RPS	CPU	Replicas	Status
200	40%	1	Nominal
400	65%	2	Scale-out triggered
600	50% / pod	3	Rebalanced
1000	45% / pod	5	Maximum capacity

Time for a new replica to become operational: ~45 seconds (15s HPA check + 10s pod startup + readiness probe).

📊 Performance: The Numbers

Rule Engine

Measurement	Result	Allocations
Pure condition (1 rule)	13.6 ns	0
Full `Evaluator.Evaluate()`	3.2 µs	30
100 rules evaluated	14.0 µs (condition) / 98.9 µs (full)	357 / 1157

Zero allocation on the hot path means adding new operators or condition types won't degrade performance — the evaluation logic is fully decoupled from allocation cost.

Gateway

The real bottleneck isn't CPU — it's the CockroachDB round-trip (~10 ms) for ListBySourceID() on every event. At 50 RPS, p50 latency is 50–100 ms. HPA kicks in before queues saturate.

REST vs gRPC

Both protocols use HTTP/2 via h2c (ConnectRPC). The measured latency difference is < 1% — Protocol Buffers serialization cost is negligible against the database round-trip. The choice between REST and gRPC depends on client constraints, not server performance.

🚀 What's Next: & Message Broker

The current architecture couples the Ingestor and Rule Engine in a single process via channels. This is optimal for latency, but scaling ingestion also scales evaluation — the two components are linked.

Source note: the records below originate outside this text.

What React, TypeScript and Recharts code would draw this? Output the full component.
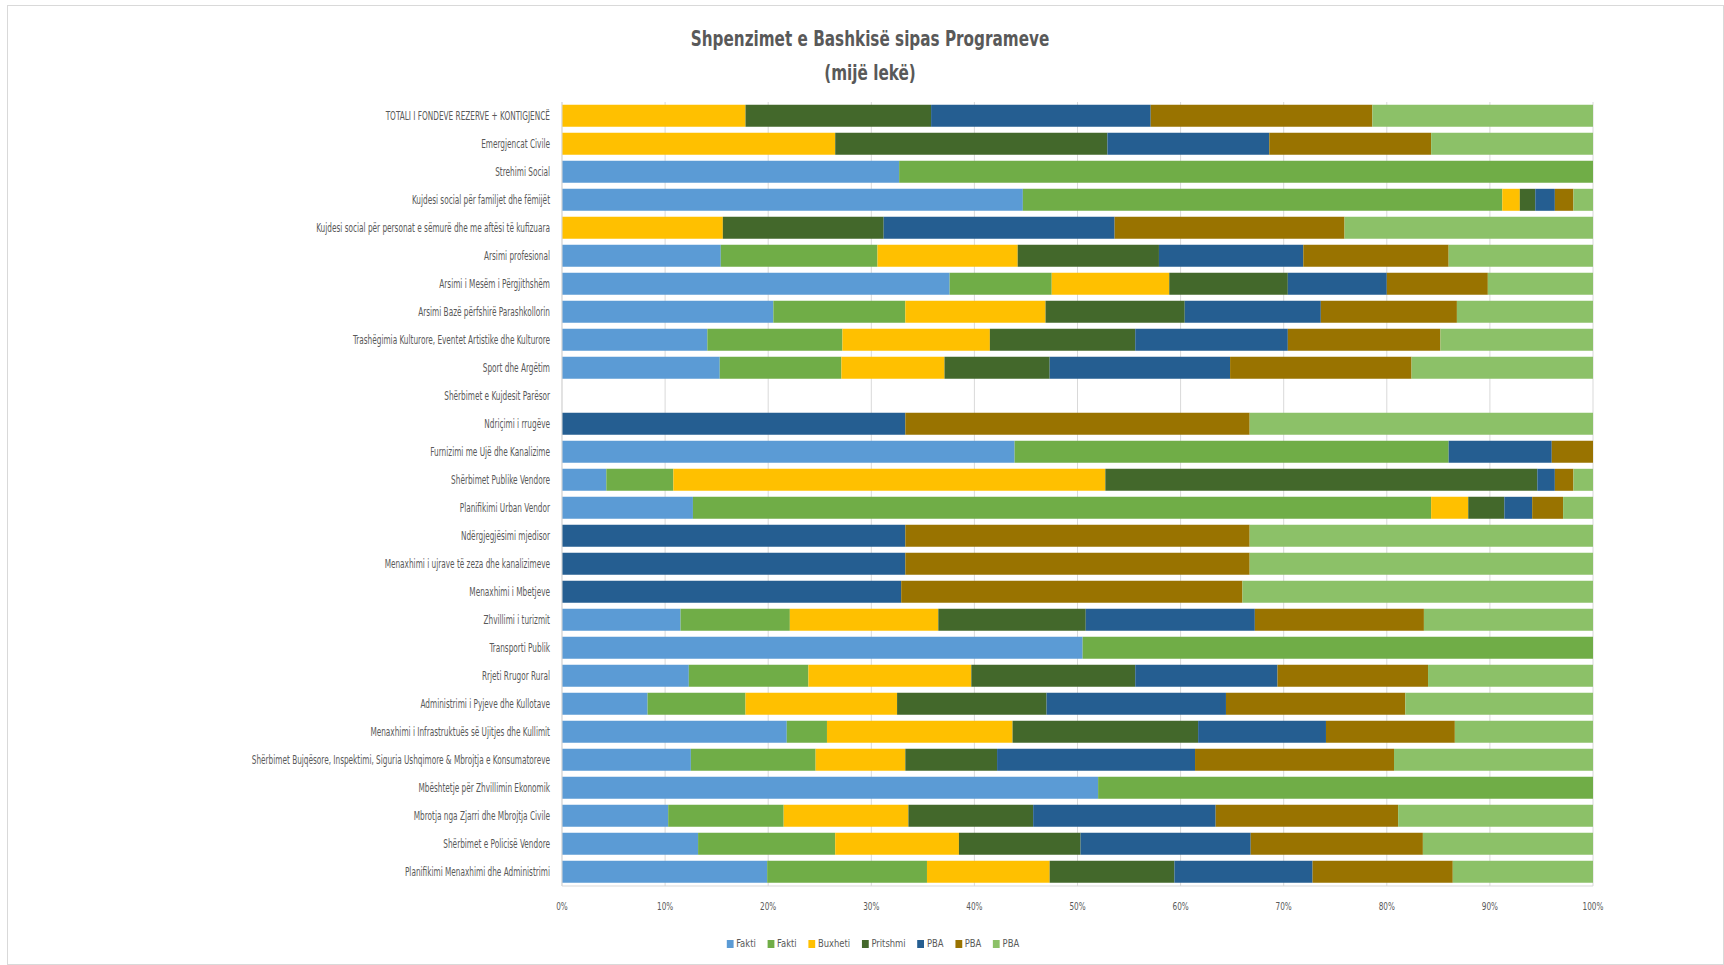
import { Bar, BarChart, CartesianGrid, XAxis, YAxis } from "recharts";

// Programs, top to bottom as drawn.
const programs = [
  "TOTALI I FONDEVE REZERVE + KONTIGJENCË",
  "Emergjencat Civile",
  "Strehimi Social",
  "Kujdesi social për familjet dhe fëmijët",
  "Kujdesi social për personat e sëmurë dhe me aftësi të kufizuara",
  "Arsimi profesional",
  "Arsimi i Mesëm i Përgjithshëm",
  "Arsimi Bazë përfshirë Parashkollorin",
  "Trashëgimia Kulturore, Eventet Artistike dhe Kulturore",
  "Sport dhe Argëtim",
  "Shërbimet e Kujdesit Parësor",
  "Ndriçimi i rrugëve",
  "Furnizimi me Ujë dhe Kanalizime",
  "Shërbimet Publike Vendore",
  "Planifikimi Urban Vendor",
  "Ndërgjegjësimi mjedisor",
  "Menaxhimi i ujrave të zeza dhe kanalizimeve",
  "Menaxhimi i Mbetjeve",
  "Zhvillimi i turizmit",
  "Transporti Publik",
  "Rrjeti Rrugor Rural",
  "Administrimi i Pyjeve dhe Kullotave",
  "Menaxhimi i Infrastruktuës së Ujitjes dhe Kullimit",
  "Shërbimet Bujqësore, Inspektimi, Siguria Ushqimore & Mbrojtja e Konsumatoreve",
  "Mbështetje për Zhvillimin Ekonomik",
  "Mbrotja nga Zjarri dhe Mbrojtja Civile",
  "Shërbimet e Policisë Vendore",
  "Planifikimi Menaxhimi dhe Administrimi",
];

// shares (%), one value per program
const fakti1 = [0, 0, 32.7, 44.7, 0, 15.4, 37.6, 20.5, 14.1, 15.3, 0, 0, 43.9, 4.3, 12.7, 0, 0, 0, 11.5, 50.5, 12.3, 8.3, 21.8, 12.5, 52.0, 10.3, 13.2, 19.9];
const fakti2 = [0, 0, 67.3, 46.5, 0, 15.2, 9.9, 12.8, 13.1, 11.8, 0, 0, 42.1, 6.5, 71.6, 0, 0, 0, 10.6, 49.5, 11.6, 9.5, 3.9, 12.1, 48.0, 11.2, 13.3, 15.5];
const buxheti = [17.8, 26.5, 0, 1.7, 15.6, 13.6, 11.4, 13.6, 14.3, 10.0, 0, 0, 0, 41.9, 3.6, 0, 0, 0, 14.4, 0, 15.8, 14.7, 18.0, 8.7, 0, 12.1, 12.0, 11.9];
const pritshmi = [18.0, 26.4, 0, 1.5, 15.6, 13.7, 11.5, 13.5, 14.1, 10.2, 0, 0, 0, 41.9, 3.5, 0, 0, 0, 14.3, 0, 15.9, 14.5, 18.0, 8.9, 0, 12.1, 11.8, 12.1];
const pba1 = [21.3, 15.7, 0, 1.9, 22.4, 14.0, 9.6, 13.2, 14.8, 17.5, 0, 33.3, 10.0, 1.7, 2.7, 33.3, 33.3, 32.9, 16.4, 0, 13.8, 17.4, 12.4, 19.2, 0, 17.7, 16.5, 13.4];
const pba2 = [21.5, 15.7, 0, 1.8, 22.3, 14.1, 9.8, 13.2, 14.8, 17.6, 0, 33.4, 4.0, 1.8, 3.0, 33.4, 33.4, 33.1, 16.4, 0, 14.6, 17.4, 12.5, 19.3, 0, 17.7, 16.7, 13.6];
const pba3 = [21.4, 15.7, 0, 1.9, 24.1, 14.0, 10.2, 13.2, 14.8, 17.6, 0, 33.3, 0, 1.9, 2.9, 33.3, 33.3, 34.0, 16.4, 0, 16.0, 18.2, 13.4, 19.3, 0, 18.9, 16.5, 13.6];

const xTicks = [0, 0.1, 0.2, 0.3, 0.4, 0.5, 0.6, 0.7, 0.8, 0.9, 1];

const series = [
  { key: "fakti1", name: "Fakti", color: "#5B9BD5" },
  { key: "fakti2", name: "Fakti", color: "#70AD47" },
  { key: "buxheti", name: "Buxheti", color: "#FFC000" },
  { key: "pritshmi", name: "Pritshmi", color: "#43682B" },
  { key: "pba1", name: "PBA", color: "#255E91" },
  { key: "pba2", name: "PBA", color: "#997300" },
  { key: "pba3", name: "PBA", color: "#8CC168" },
];

const data = programs.map((name, i) => ({
  name,
  fakti1: fakti1[i],
  fakti2: fakti2[i],
  buxheti: buxheti[i],
  pritshmi: pritshmi[i],
  pba1: pba1[i],
  pba2: pba2[i],
  pba3: pba3[i],
}));

const FONT = '"Liberation Sans Narrow", "DejaVu Sans Condensed", "Arial Narrow", sans-serif';
const TEXT = "#595959";

// no narrow Calibri here, so squeeze the condensed face horizontally
function NarrowTick({ x, y, payload, anchor, dy, size, sx, fmt }: any) {
  return (
    <g transform={`translate(${x},${y})`}>
      <text
        transform={`scale(${sx},1)`}
        textAnchor={anchor}
        dy={dy}
        fontSize={size}
        fill={TEXT}
        fontFamily={FONT}
      >
        {fmt ? fmt(payload.value) : payload.value}
      </text>
    </g>
  );
}

const pct = (v: number) => `${Math.round(v * 100)}%`;

export default function App() {
  return (
    <div
      style={{
        position: "absolute",
        left: 0,
        top: 0,
        width: 1724,
        height: 965,
        background: "#fff",
        fontFamily: FONT,
      }}
    >
      <div
        style={{
          position: "absolute",
          left: 7,
          top: 5,
          width: 1717,
          height: 960,
          border: "1px solid #D9D9D9",
          boxSizing: "border-box",
        }}
      />
      <div
        style={{
          position: "absolute",
          left: 570,
          width: 600,
          top: 22,
          textAlign: "center",
          color: TEXT,
          fontWeight: "bold",
          fontSize: 22,
          lineHeight: "34px",
          transform: "scaleX(0.77)",
        }}
      >
        <div>Shpenzimet e Bashkisë sipas Programeve</div>
        <div>(mijë lekë)</div>
      </div>

      <BarChart
        width={1724}
        height={965}
        data={data}
        layout="vertical"
        stackOffset="expand"
        barCategoryGap="10%"
        margin={{ top: 102, right: 131, bottom: 49, left: 0 }}
        style={{ position: "absolute", left: 0, top: 0 }}
      >
        <CartesianGrid horizontal={false} stroke="#D9D9D9" />
        <XAxis
          type="number"
          domain={[0, 1]}
          ticks={xTicks}
          tick={<NarrowTick anchor="middle" dy={12} size={11} sx={0.74} fmt={pct} />}
          tickLine={false}
          axisLine={{ stroke: "#D9D9D9" }}
          tickMargin={6}
          height={30}
        />
        <YAxis
          type="category"
          dataKey="name"
          width={562}
          interval={0}
          tick={<NarrowTick anchor="end" dy={4} size={12} sx={0.68} />}
          tickLine={false}
          axisLine={{ stroke: "#D9D9D9" }}
          tickMargin={6}
        />
        {series.map((s) => (
          <Bar
            key={s.key}
            dataKey={s.key}
            name={s.name}
            stackId="a"
            fill={s.color}
            isAnimationActive={false}
          />
        ))}
      </BarChart>

      <div
        style={{
          position: "absolute",
          left: 0,
          width: 1746,
          top: 937,
          display: "flex",
          justifyContent: "center",
          gap: 14,
          fontSize: 11,
          color: TEXT,
          transform: "scaleX(0.85)",
        }}
      >
        {series.map((s, i) => (
          <div key={i} style={{ display: "flex", alignItems: "center", gap: 3 }}>
            <span style={{ width: 8, height: 8, background: s.color, display: "inline-block" }} />
            <span>{s.name}</span>
          </div>
        ))}
      </div>
    </div>
  );
}
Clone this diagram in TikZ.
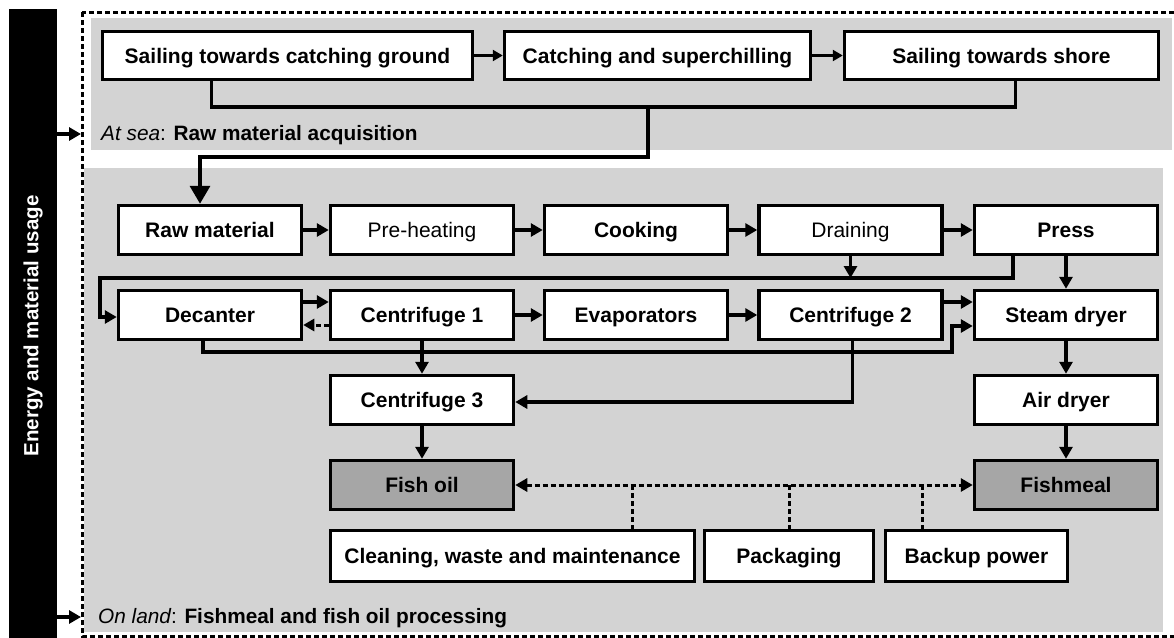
\documentclass[tikz,border=0pt]{standalone}
\usepackage{fontspec}
\setmainfont{Liberation Sans}
\usetikzlibrary{arrows.meta,calc}
\definecolor{panel}{RGB}{211,211,211}
\definecolor{prod}{RGB}{166,166,166}
\begin{document}
\begin{tikzpicture}[x=1pt,y=-1pt,
  box/.style={draw=black, line width=3.5pt, fill=white, minimum width=183pt, minimum height=49pt, inner sep=0pt, text height=15pt, text depth=0pt, font=\fontsize{21}{24}\selectfont\bfseries},
  plainbox/.style={font=\fontsize{21}{24}\selectfont},
  prodbox/.style={fill=prod},
  conn/.style={line width=3.5pt},
  arr/.style={conn, -{Triangle[length=12pt,width=13pt]}},
  sarr/.style={conn, -{Triangle[length=10pt,width=11pt]}},
  bigarr/.style={conn, -{Triangle[length=18pt,width=20pt]}},
  dotline/.style={line width=3pt, dash pattern=on 5pt off 3pt},
  dotarr/.style={dotline, {Triangle[length=12pt,width=13pt]}-{Triangle[length=12pt,width=13pt]}},
  dotsarr/.style={dotline, -{Triangle[length=11pt,width=12pt]}},
  lbl/.style={anchor=base west, inner sep=0pt, font=\fontsize{20.8}{24}\selectfont}
]
\useasboundingbox (0,0) rectangle (1174,637);
\clip (0,0) rectangle (1174,637);
% panels
\fill[panel] (91,18) rectangle (1172,150);
\fill[panel] (84,168) rectangle (1163,632);
\draw[dotline] (82,12) rectangle (1200,636);
% left bar
\node[fill=black, rotate=90, minimum width=634pt, minimum height=48pt, inner sep=0pt, text=white, font=\fontsize{20.5}{24}\selectfont\bfseries] (bar) at (33,326) {Energy and material usage};
\coordinate (barA) at (57,134);
\coordinate (dashA) at (81,134);
\coordinate (barB) at (57,617);
\coordinate (dashB) at (81,617);
\draw[arr] (barA) -- (dashA);
\draw[arr] (barB) -- (dashB);
% labels
\node[lbl] (sealbl) at (101,140) {{\itshape At sea}: {\bfseries Raw material acquisition}};
\node[lbl] (landlbl) at (98,623) {{\itshape On land}: {\bfseries Fishmeal and fish oil processing}};
% top row
\node[box, minimum width=370pt, minimum height=48pt] (sg) at (287.5,55.5) {Sailing towards catching ground};
\node[box, minimum width=306pt, minimum height=48pt] (cs) at (657.5,55.5) {Catching and superchilling};
\node[box, minimum width=314pt, minimum height=48pt] (ss) at (1001.5,55.5) {Sailing towards shore};
\draw[sarr] (sg.east) -- (cs.west);
\draw[sarr] (cs.east) -- (ss.west);
% row 1
\node[box] (raw) at (210,230) {Raw material};
\node[box,plainbox] (pre) at (422,230) {Pre-heating};
\node[box] (cook) at (636,230) {Cooking};
\node[box,plainbox] (drain) at (850.5,230) {Draining};
\node[box] (press) at (1066,230) {Press};
% row 2
\node[box] (dec) at (210,315) {Decanter};
\node[box] (c1) at (422,315) {Centrifuge 1};
\node[box] (evap) at (636,315) {Evaporators};
\node[box] (c2) at (850.5,315) {Centrifuge 2};
\node[box] (steam) at (1066,315) {Steam dryer};
% row 3
\node[box] (c3) at (422,400) {Centrifuge 3};
\node[box] (air) at (1066,400) {Air dryer};
% row 4
\node[box,prodbox] (oil) at (422,485) {Fish oil};
\node[box,prodbox] (meal) at (1066,485) {Fishmeal};
% row 5
\node[box, minimum width=364pt, minimum height=51pt] (clean) at (512.5,556) {Cleaning, waste and maintenance};
\node[box, minimum width=169pt, minimum height=51pt] (pack) at (789,556) {Packaging};
\node[box, minimum width=182pt, minimum height=51pt] (backup) at (976.5,556) {Backup power};
% sea to land connector
\coordinate (j1) at (648,107);
\coordinate (j2) at (648,157);
\draw[conn] ([xshift=-76pt]sg.south) |- (j1) -| ([xshift=14pt]ss.south);
\draw[bigarr] (j1) -- (j2) -| ([xshift=-10pt]raw.north);
% row 1 arrows
\draw[arr] (raw.east) -- (pre.west);
\draw[arr] (pre.east) -- (cook.west);
\draw[arr] (cook.east) -- (drain.west);
\draw[arr] (drain.east) -- (press.west);
% press / draining to decanter
\coordinate (lp) at (100,278);
\draw[arr] ([xshift=-53pt]press.south) |- (lp) |- ([yshift=-2pt]dec.west);
\draw[arr] (drain.south) -- (drain.south |- lp);
\draw[arr] (press.south) -- (steam.north);
% row 2 arrows
\draw[arr] ([yshift=13pt]dec.east) -- ([yshift=13pt]c1.west);
\draw[dotsarr] ([yshift=-10pt]c1.west) -- ([yshift=-10pt]dec.east);
\draw[arr] (c1.east) -- (evap.west);
\draw[arr] (evap.east) -- (c2.west);
\draw[arr] ([yshift=13pt]c2.east) -- ([yshift=13pt]steam.west);
\coordinate (dl) at (952,352);
\draw[arr] ([xshift=-7pt]dec.south) |- (dl) |- ([yshift=-11pt]steam.west);
\draw[arr] (c1.south) -- (c3.north);
\draw[arr] ([xshift=2pt]c2.south) |- ([yshift=-2pt]c3.east);
% dryers
\draw[arr] (steam.south) -- (air.north);
\draw[arr] (air.south) -- (meal.north);
\draw[arr] (c3.south) -- (oil.north);
% dotted services
\draw[dotarr] (oil.east) -- (meal.west);
\coordinate (d1) at (632,485);
\coordinate (d3) at (922,485);
\draw[dotline] (d1) -- (d1 |- clean.north);
\draw[dotline] (pack.north |- oil.east) -- (pack.north);
\draw[dotline] (d3) -- (d3 |- backup.north);
\end{tikzpicture}
\end{document}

Decoupling via message broker:

[Ingestor] → [NATS / Kafka / GCP Pub/Sub] → [Rule Engine] → [Dispatcher]

Tradeoff: +~100 ms latency (network hop + buffering) in exchange for fully independent horizontal scaling. Above a certain scale (>1000 sustained RPS), this tradeoff becomes obvious.

Other planned improvements: in-memory rule caching (eliminates the per-event DB round-trip), composite rules (AND/OR conditions), and multi-sink evaluation on a single event.

Technical expertise: Go (goroutines, channels, interfaces), ConnectRPC/gRPC, Protocol Buffers, CockroachDB, raw SQL (pgx/v5), OpenTelemetry, Prometheus, Grafana, Kubernetes (CKAD), Terraform, GCP (Cloud Run, Secret Manager, Cloud Trace, Artifact Registry, Workload Identity), GitHub Actions, testcontainers-go, Docker, golang-migrate.